NOTAR Maintenance - No Sweat

NOTAR® Maintenance — No Sweat By Greg Napert September 1999 NOTAR (No Tail Rotor) helicopters were introduced in 1991 as a revolutionary way to provide anti-torque to helicopters while reducing noise and vibration associated with...


NOTAR® Maintenance — No Sweat




NOTAR (No Tail Rotor) helicopters were introduced in 1991 as a revolutionary way to provide anti-torque to helicopters while reducing noise and vibration associated with conventional tail rotors.

Three models have been introduced commercially since 1991: the MD500 Series, MD600 Series, and MD900 Explorer.

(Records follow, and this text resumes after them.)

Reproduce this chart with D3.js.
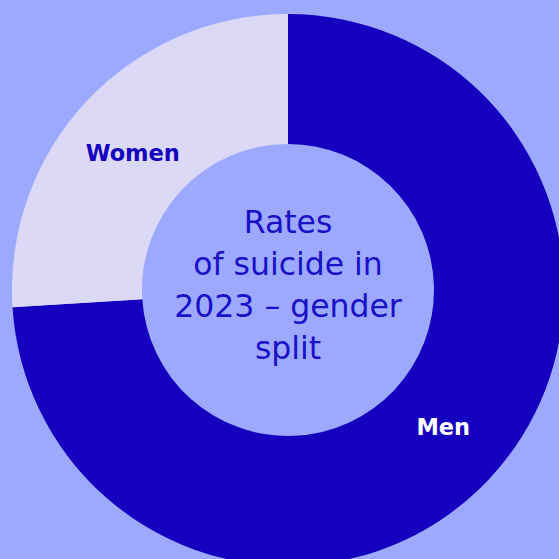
<!DOCTYPE html>
<html><head><meta charset="utf-8">
<script src="https://cdn.jsdelivr.net/npm/d3@7"></script>
<style>html,body{margin:0;padding:0;background:#9ca9fe;}svg{display:block;}</style>
</head><body>
<script>
const categories = ["Men", "Women"];
const values = [74, 26];
const colors = ["#1400be", "#dbd9f6"];
const labelColors = ["#ffffff", "#1400be"];
const centerLines = ["Rates", "of suicide in", "2023 – gender", "split"];

const W = 559, H = 559;
const cx = 288, cy = 290, rIn = 146, rOut = 276;
const svg = d3.select("body").append("svg").attr("width", W).attr("height", H);
svg.append("rect").attr("width", W).attr("height", H).attr("fill", "#9ca9fe");
const g = svg.append("g").attr("transform", `translate(${cx},${cy})`);

const data = categories.map((c, i) => ({cat: c, value: values[i], color: colors[i], lc: labelColors[i]}));
const pie = d3.pie().value(d => d.value).sort(null);
const arc = d3.arc().innerRadius(rIn).outerRadius(rOut);
const arcs = pie(data);
g.selectAll("path").data(arcs).join("path").attr("d", arc).attr("fill", d => d.data.color);

const labelArc = d3.arc().innerRadius(207).outerRadius(207);
const shift = -1.8 * Math.PI / 180;
g.selectAll("text.lbl").data(arcs).join("text").attr("class", "lbl")
  .attr("transform", d => `translate(${labelArc.centroid({startAngle: d.startAngle + shift, endAngle: d.endAngle + shift})})`)
  .attr("text-anchor", "middle").attr("dy", "0.36em")
  .attr("font-family", "'DejaVu Sans', sans-serif").attr("font-weight", 700).attr("font-size", 22.5)
  .attr("fill", d => d.data.lc).text(d => d.data.cat);

g.append("text").attr("text-anchor", "middle")
  .attr("font-family", "'DejaVu Sans', sans-serif").attr("font-weight", 400).attr("font-size", 31.5)
  .attr("fill", "#1a10c8")
  .selectAll("tspan").data(centerLines).join("tspan")
  .attr("x", 0).attr("y", (d, i) => -57 + i * 42).text(d => d);
</script>
</body></html>
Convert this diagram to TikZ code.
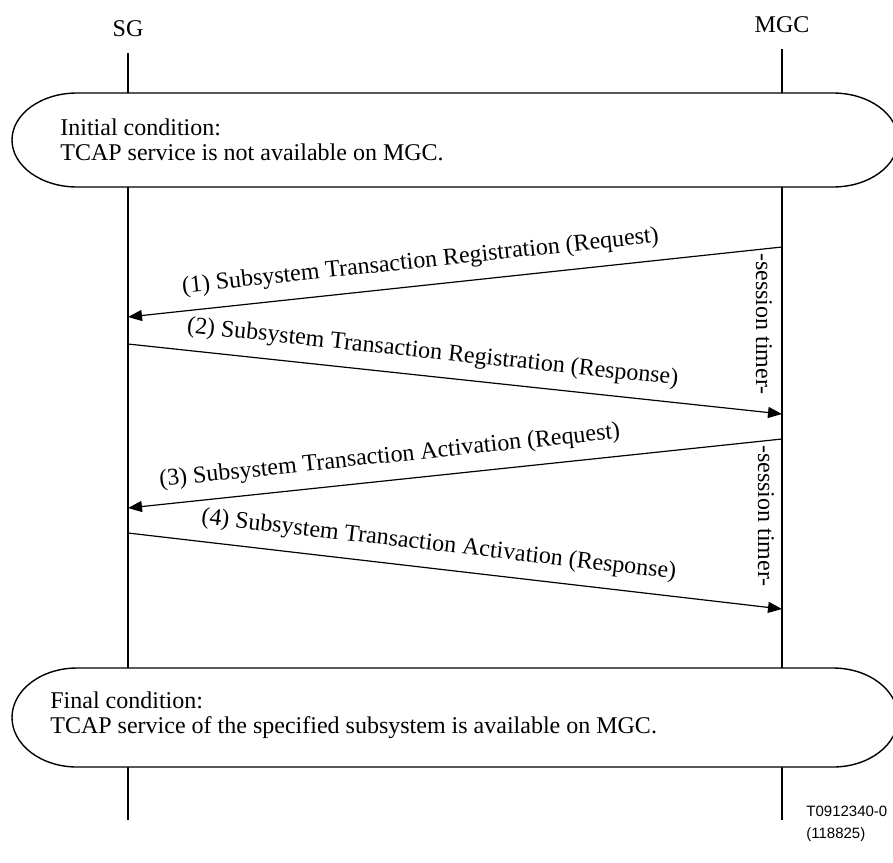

Although the new systems appear to have fewer moving parts, NOTAR helicopters actually still have nearly as many similar components including a fan, tailrotor gearbox, and driveshaft. These components, which produce high volume/low pressure air for the NOTAR system still require inspection and maintenance.

The inspection and maintenance requirements, however, are significantly reduced when compared to conventional tail rotors. This is mostly due to the use of revolutionary new materials and designs which have reduced the number of friction bearings and vibration characteristics of the rotating components.

The result is a fan gearbox which is essentially "on condition," and a fan assembly and tail boom which is warranteed for 3,000 hours.

In order to properly maintain the NOTAR system, it is important to first understand how it works.

How NOTAR works
According to MD Helicopters, the NOTAR system uses a fan-driven air circulation system within the tail boom to control the directional heading of the helicopter. The tail boom functions as an anti-torque device.

The directional control pedals in the pilot compartment control the blade angle of the fan assembly, the vertical stabilizers and the thruster. Air flow from the fan assembly through the horizontal slots in the circulation control tailboom blends with the downwash from the main rotor and "hugs" the contour of the boom. This provides the majority of the anti-torque force required in a hover by creating lateral lift that is referred to as "Coanda" effect.

Directional control is then provided by a variable thruster assembly and moveable vertical stabilizers. The variable thruster assembly consists of a stationary thruster cone with two opposing openings, over which is fitted a rotating thruster cone, with a single opening on one side. The rotating thruster cone can be rotated around the stationary thruster cone allowing varying amounts of fan produced air to exit either side — thus providing directional control, particularly in a hover.

Moveable vertical stabilizers (called stabilators), whose position is relative to pilot pedal input, provides directional control in forward flight. This enables the fan to be off-loaded and reduces overall power demands.

According to Tom Strocks, customer support representative for MD helicopters, "The tailrotor output portion of the main transmission normally would drive the tail rotor, but on the NOTAR, it drives a gearbox, which in turn, drives the NOTAR fan. The fan gearbox jumps the fan speed to 5,388 rpm. This fan runs at a steady rpm and the pitch of the blades is changed depending on how much air you want it to move."

The fan contains thirteen blades, and its pitch is controlled through input from the pilot's pedals. Strocks explains that the fan is actually similar to the Fenestron design that Eurocopter incorporates in their shrouded fan tailrotor. However, instead of being mounted in the tail, it is mounted in the rear of the cabin and pushes air aft.

There are actually very few moving parts on the fan assembly, bearings are reduced with the use of a tension/torsion strap that holds the blades in position and spring loads the blades to a neutral position. The straps are made with two, heat treated, passivated stainless steel spools, and a Kevlar™ core, all encased in a urethane elastomer.

The blades are each connected to a counterweighted pitch horn, which is in turn connected to a pitch plate. As the pitch plate is moved fore and aft, it simultaneously changes the pitch of all of the blades.